Cognomina and Roman Naming Nuance

Cognomina (the third name) are often the most colorful element of Roman names: they were frequently descriptive, hereditary, and sometimes embarrassing-but-stuck. Famous cognomina: Caesar (possibly hair-related, or from Punic for elephant); Cicero (chickpea); Brutus (dull, heavy — the name of multiple significant Romans, including the assassin of Caesar); Crassus (thick/fat); Calvus (bald); Flaccus (flabby); Rufus (red-haired); Cato (shrewd, sagacious — one of the more flattering ones). Women in the Roman naming system were typically known by the feminine form of their father's nomen: Julius gens = Julia; Cornelius gens = Cornelia; Aemilius gens = Aemilia.

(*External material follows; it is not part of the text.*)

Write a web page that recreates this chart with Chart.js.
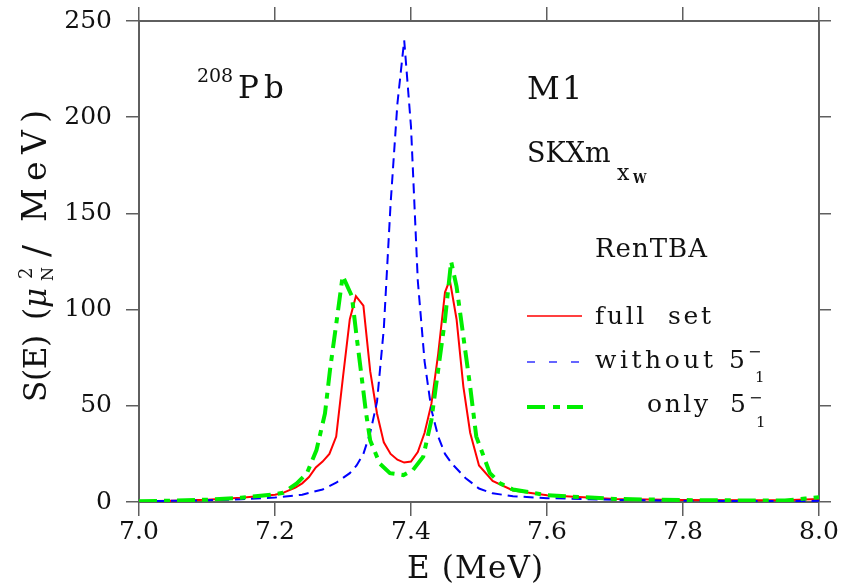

This system meant that sisters in the same family were distinguished only by birth order (Julia Major, Julia Minor) or by their husband's name. Slave and freedman naming: slaves typically had a single Greek or Latin name (the Greek name reflecting their origin); freedmen (formerly enslaved people granted freedom) took the praenomen and nomen of their former master with their slave name as cognomen.

Using the Generator for Roman Historical Fiction

When generating Roman names for historical fiction, the tria nomina system provides all the information needed: the gens name alone identifies a character's family and social class. A character with the nomen "Cornelius" is from one of Rome's greatest families; one with "Vipsanius" is from a more obscure but real gens. For the Republic period (500-27 BCE): the familiar names of Roman history — the Scipios, the Gracchi, the Claudii, the consuls and censors — provide historical context. Characters who share a gens name with historical figures have specific social connections. For women specifically: the single feminine-nomen system for women is frustrating but historically accurate. For historical fiction that wants to give female Roman characters more distinguishing names while remaining within the system's conventions: the cognomen option (some Roman women in the historical record do have cognomina) and the practical nicknames that surely circulated in daily life offer slightly more variation than the official name-system allows.